**DATASET SECTION**.
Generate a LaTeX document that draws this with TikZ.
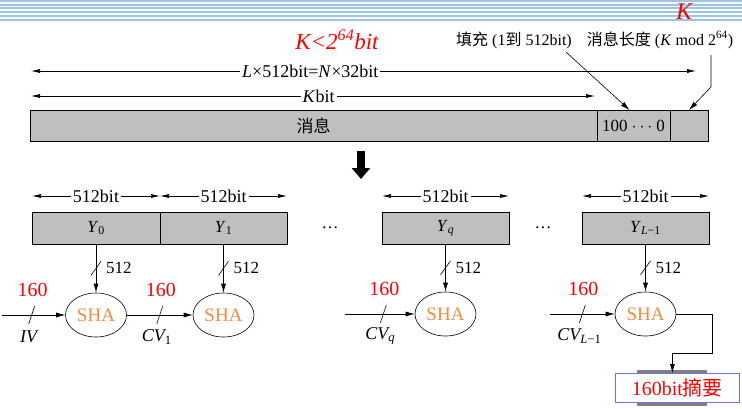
\documentclass[tikz,border=0pt]{standalone}
\usepackage{fontspec}
\setmainfont{Liberation Serif}
\newfontfamily\cjk{Noto Sans CJK SC}
\usepackage{xcolor}
\usetikzlibrary{arrows.meta,positioning,shapes.geometric,calc}
\definecolor{stripeblue}{HTML}{9DC3E6}
\definecolor{cellgray}{HTML}{BFBFBF}
\definecolor{shaorange}{HTML}{F58A3C}
\definecolor{digestblue}{HTML}{6F6FF5}
\newcommand{\zh}[1]{{\cjk #1}}
\tikzset{
  cell/.style={draw,fill=cellgray,inner sep=0pt,outer sep=0pt,anchor=north west,line width=0.6pt,
               font=\fontsize{17}{17}\selectfont},
  dimline/.style={{Latex[length=9pt,width=4pt]}-{Latex[length=9pt,width=4pt]},line width=0.6pt},
  flow/.style={-{Latex[length=9pt,width=5pt]},line width=0.6pt},
  sha/.style={draw,ellipse,minimum width=61pt,minimum height=44pt,inner sep=0pt,
              line width=0.6pt,text=shaorange,font=\fontsize{19}{19}\selectfont},
  bitlabel/.style={fill=white,inner sep=2pt,font=\fontsize{18}{18}\selectfont},
  redlabel/.style={text=red,font=\fontsize{20}{20}\selectfont},
  cvlabel/.style={font=\fontsize{18}{18}\selectfont\itshape},
  widthlabel/.style={anchor=west,inner sep=1pt,font=\fontsize{17}{17}\selectfont},
  toplabel/.style={inner sep=1pt,font=\fontsize{16}{16}\selectfont},
}
\begin{document}
\begin{tikzpicture}[x=1pt,y=-1pt]
  \useasboundingbox (0,0) rectangle (742,408);
  \foreach \s in {1,4.6,8.3,12,15.7,19.5}
    \draw[stripeblue,line width=2pt] (0,\s) -- (742,\s);
  \node[text=red,font=\fontsize{24}{24}\selectfont\itshape] (kmark) at (684,12) {K};

  \node[text=red,font=\fontsize{23}{23}\selectfont\itshape] (bound) at (337,40)
       {K<2\textsuperscript{64}bit};
  \node[toplabel] (padtext) at (514,40) {\zh{填充} (1\zh{到} 512bit)};
  \node[toplabel] (lentext) at (660,40) {\zh{消息长度} (\textit{K} mod 2\textsuperscript{64})};

  \node[cell,minimum width=567pt,minimum height=31pt] (msg) at (30,110) {\zh{消息}};
  \node[cell,minimum width=73pt,minimum height=31pt,right=0pt of msg] (pad) {100 $\cdots$ 0};
  \node[cell,minimum width=38pt,minimum height=31pt,right=0pt of pad] (len) {};

  \coordinate (la) at (31,71);
  \coordinate (lb) at (696,71);
  \draw[dimline] (la) -- (lb) node[bitlabel,pos=0.42] {\textit{L}×512bit=\textit{N}×32bit};
  \coordinate (ka) at (31,96);
  \coordinate (kb) at (595,96);
  \draw[dimline] (ka) -- (kb) node[bitlabel,pos=0.51] {\textit{K}bit};

  \coordinate (padfrom) at (566,52);
  \draw[flow] (padfrom) -- ([xshift=-4pt]pad.north);
  \coordinate (lenfrom) at (711,55);
  \draw[flow] (lenfrom) -- (711,87) -- (len.north);

  \coordinate (bigtop) at (361,151);
  \coordinate (bigbot) at (361,179);
  \draw[line width=8pt,-{Triangle[length=11pt,width=18pt]}] (bigtop) -- (bigbot);

  \node[cell,minimum width=128pt,minimum height=32pt] (y0) at (32,212) {\textit{Y}\textsubscript{0}};
  \node[cell,minimum width=127pt,minimum height=32pt,right=0pt of y0] (y1) {\textit{Y}\textsubscript{1}};
  \node[cell,minimum width=127pt,minimum height=32pt] (yq) at (382,212) {\textit{Y}\textsubscript{\textit{q}}};
  \node[cell,minimum width=127pt,minimum height=32pt] (yl) at (582,212) {\textit{Y}\textsubscript{\textit{L}−1}};

  \foreach \b in {y0,y1,yq,yl}{
    \draw[dimline] ([yshift=16pt]\b.north west) -- ([yshift=16pt]\b.north east)
      node[bitlabel,midway] {512bit};
  }
  \node[font=\fontsize{17}{17}\selectfont] (dots1) at (330,228) {\dots};
  \node[font=\fontsize{17}{17}\selectfont] (dots2) at (543,228) {\dots};

  \node[sha] (sha0) at (96,315) {SHA};
  \node[sha] (sha1) at (223.5,315) {SHA};
  \node[sha] (shaq) at (445.5,314) {SHA};
  \node[sha] (shal) at (645.5,314) {SHA};

  \foreach \b/\s in {y0/sha0,y1/sha1,yq/shaq,yl/shal}{
    \draw[flow] (\b.south) -- coordinate (\s cut) (\s.north);
    \draw[line width=0.6pt] ([shift={(-5,7)}]\s cut) -- ([shift={(5,-7)}]\s cut);
    \node[widthlabel] at ([xshift=9pt]\s cut) {512};
  }

  \coordinate (ivin) at (2,315);
  \coordinate (cvqin) at (345,314);
  \coordinate (cvlin) at (550,314);
  \draw[flow] (ivin) -- coordinate[pos=0.47] (ivcut) (sha0.west);
  \draw[flow] (sha0.east) -- coordinate[pos=0.5] (cv1cut) (sha1.west);
  \draw[flow] (cvqin) -- coordinate[pos=0.55] (cvqcut) (shaq.west);
  \draw[flow] (cvlin) -- coordinate[pos=0.5] (cvlcut) (shal.west);

  \foreach \c/\t in {ivcut/IV,cv1cut/CV\textsubscript{\upshape 1},cvqcut/CV\textsubscript{q},cvlcut/CV\textsubscript{L\upshape −1}}{
    \draw[line width=0.6pt] ([shift={(-3,9)}]\c) -- ([shift={(3,-9)}]\c);
    \node[redlabel] at ([shift={(1,-25)}]\c) {160};
    \node[cvlabel] at ([shift={(-3,22)}]\c) {\t};
  }

  \fill[gray] (637,370) rectangle (707,406);
  \node[draw=digestblue,fill=white,line width=0.8pt,anchor=north west,minimum width=124pt,
        minimum height=29pt,inner sep=0pt,redlabel] (digest) at (615,373) {160bit\zh{摘要}};
  \draw[flow] (shal.east) -| (712,353) -| ([xshift=-5pt]digest.north);
\end{tikzpicture}
\end{document}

**PROBLEM TO SOLVE**.
Quote everything in the listing above exactly; pictures are the only thing to omit.

**TASK OUTPUT**.
Generate a LaTeX document that draws this with TikZ.
\documentclass[tikz,border=0pt]{standalone}
\usepackage{fontspec}
\setmainfont{Liberation Serif}
\newfontfamily\cjk{Noto Sans CJK SC}
\usepackage{xcolor}
\usetikzlibrary{arrows.meta,positioning,shapes.geometric,calc}
\definecolor{stripeblue}{HTML}{9DC3E6}
\definecolor{cellgray}{HTML}{BFBFBF}
\definecolor{shaorange}{HTML}{F58A3C}
\definecolor{digestblue}{HTML}{6F6FF5}
\newcommand{\zh}[1]{{\cjk #1}}
\tikzset{
  cell/.style={draw,fill=cellgray,inner sep=0pt,outer sep=0pt,anchor=north west,line width=0.6pt,
               font=\fontsize{17}{17}\selectfont},
  dimline/.style={{Latex[length=9pt,width=4pt]}-{Latex[length=9pt,width=4pt]},line width=0.6pt},
  flow/.style={-{Latex[length=9pt,width=5pt]},line width=0.6pt},
  sha/.style={draw,ellipse,minimum width=61pt,minimum height=44pt,inner sep=0pt,
              line width=0.6pt,text=shaorange,font=\fontsize{19}{19}\selectfont},
  bitlabel/.style={fill=white,inner sep=2pt,font=\fontsize{18}{18}\selectfont},
  redlabel/.style={text=red,font=\fontsize{20}{20}\selectfont},
  cvlabel/.style={font=\fontsize{18}{18}\selectfont\itshape},
  widthlabel/.style={anchor=west,inner sep=1pt,font=\fontsize{17}{17}\selectfont},
  toplabel/.style={inner sep=1pt,font=\fontsize{16}{16}\selectfont},
}
\begin{document}
\begin{tikzpicture}[x=1pt,y=-1pt]
  \useasboundingbox (0,0) rectangle (742,408);
  \foreach \s in {1,4.6,8.3,12,15.7,19.5}
    \draw[stripeblue,line width=2pt] (0,\s) -- (742,\s);
  \node[text=red,font=\fontsize{24}{24}\selectfont\itshape] (kmark) at (684,12) {K};

  \node[text=red,font=\fontsize{23}{23}\selectfont\itshape] (bound) at (337,40)
       {K<2\textsuperscript{64}bit};
  \node[toplabel] (padtext) at (514,40) {\zh{填充} (1\zh{到} 512bit)};
  \node[toplabel] (lentext) at (660,40) {\zh{消息长度} (\textit{K} mod 2\textsuperscript{64})};

  \node[cell,minimum width=567pt,minimum height=31pt] (msg) at (30,110) {\zh{消息}};
  \node[cell,minimum width=73pt,minimum height=31pt,right=0pt of msg] (pad) {100 $\cdots$ 0};
  \node[cell,minimum width=38pt,minimum height=31pt,right=0pt of pad] (len) {};

  \coordinate (la) at (31,71);
  \coordinate (lb) at (696,71);
  \draw[dimline] (la) -- (lb) node[bitlabel,pos=0.42] {\textit{L}×512bit=\textit{N}×32bit};
  \coordinate (ka) at (31,96);
  \coordinate (kb) at (595,96);
  \draw[dimline] (ka) -- (kb) node[bitlabel,pos=0.51] {\textit{K}bit};

  \coordinate (padfrom) at (566,52);
  \draw[flow] (padfrom) -- ([xshift=-4pt]pad.north);
  \coordinate (lenfrom) at (711,55);
  \draw[flow] (lenfrom) -- (711,87) -- (len.north);

  \coordinate (bigtop) at (361,151);
  \coordinate (bigbot) at (361,179);
  \draw[line width=8pt,-{Triangle[length=11pt,width=18pt]}] (bigtop) -- (bigbot);

  \node[cell,minimum width=128pt,minimum height=32pt] (y0) at (32,212) {\textit{Y}\textsubscript{0}};
  \node[cell,minimum width=127pt,minimum height=32pt,right=0pt of y0] (y1) {\textit{Y}\textsubscript{1}};
  \node[cell,minimum width=127pt,minimum height=32pt] (yq) at (382,212) {\textit{Y}\textsubscript{\textit{q}}};
  \node[cell,minimum width=127pt,minimum height=32pt] (yl) at (582,212) {\textit{Y}\textsubscript{\textit{L}−1}};

  \foreach \b in {y0,y1,yq,yl}{
    \draw[dimline] ([yshift=16pt]\b.north west) -- ([yshift=16pt]\b.north east)
      node[bitlabel,midway] {512bit};
  }
  \node[font=\fontsize{17}{17}\selectfont] (dots1) at (330,228) {\dots};
  \node[font=\fontsize{17}{17}\selectfont] (dots2) at (543,228) {\dots};

  \node[sha] (sha0) at (96,315) {SHA};
  \node[sha] (sha1) at (223.5,315) {SHA};
  \node[sha] (shaq) at (445.5,314) {SHA};
  \node[sha] (shal) at (645.5,314) {SHA};

  \foreach \b/\s in {y0/sha0,y1/sha1,yq/shaq,yl/shal}{
    \draw[flow] (\b.south) -- coordinate (\s cut) (\s.north);
    \draw[line width=0.6pt] ([shift={(-5,7)}]\s cut) -- ([shift={(5,-7)}]\s cut);
    \node[widthlabel] at ([xshift=9pt]\s cut) {512};
  }

  \coordinate (ivin) at (2,315);
  \coordinate (cvqin) at (345,314);
  \coordinate (cvlin) at (550,314);
  \draw[flow] (ivin) -- coordinate[pos=0.47] (ivcut) (sha0.west);
  \draw[flow] (sha0.east) -- coordinate[pos=0.5] (cv1cut) (sha1.west);
  \draw[flow] (cvqin) -- coordinate[pos=0.55] (cvqcut) (shaq.west);
  \draw[flow] (cvlin) -- coordinate[pos=0.5] (cvlcut) (shal.west);

  \foreach \c/\t in {ivcut/IV,cv1cut/CV\textsubscript{\upshape 1},cvqcut/CV\textsubscript{q},cvlcut/CV\textsubscript{L\upshape −1}}{
    \draw[line width=0.6pt] ([shift={(-3,9)}]\c) -- ([shift={(3,-9)}]\c);
    \node[redlabel] at ([shift={(1,-25)}]\c) {160};
    \node[cvlabel] at ([shift={(-3,22)}]\c) {\t};
  }

  \fill[gray] (637,370) rectangle (707,406);
  \node[draw=digestblue,fill=white,line width=0.8pt,anchor=north west,minimum width=124pt,
        minimum height=29pt,inner sep=0pt,redlabel] (digest) at (615,373) {160bit\zh{摘要}};
  \draw[flow] (shal.east) -| (712,353) -| ([xshift=-5pt]digest.north);
\end{tikzpicture}
\end{document}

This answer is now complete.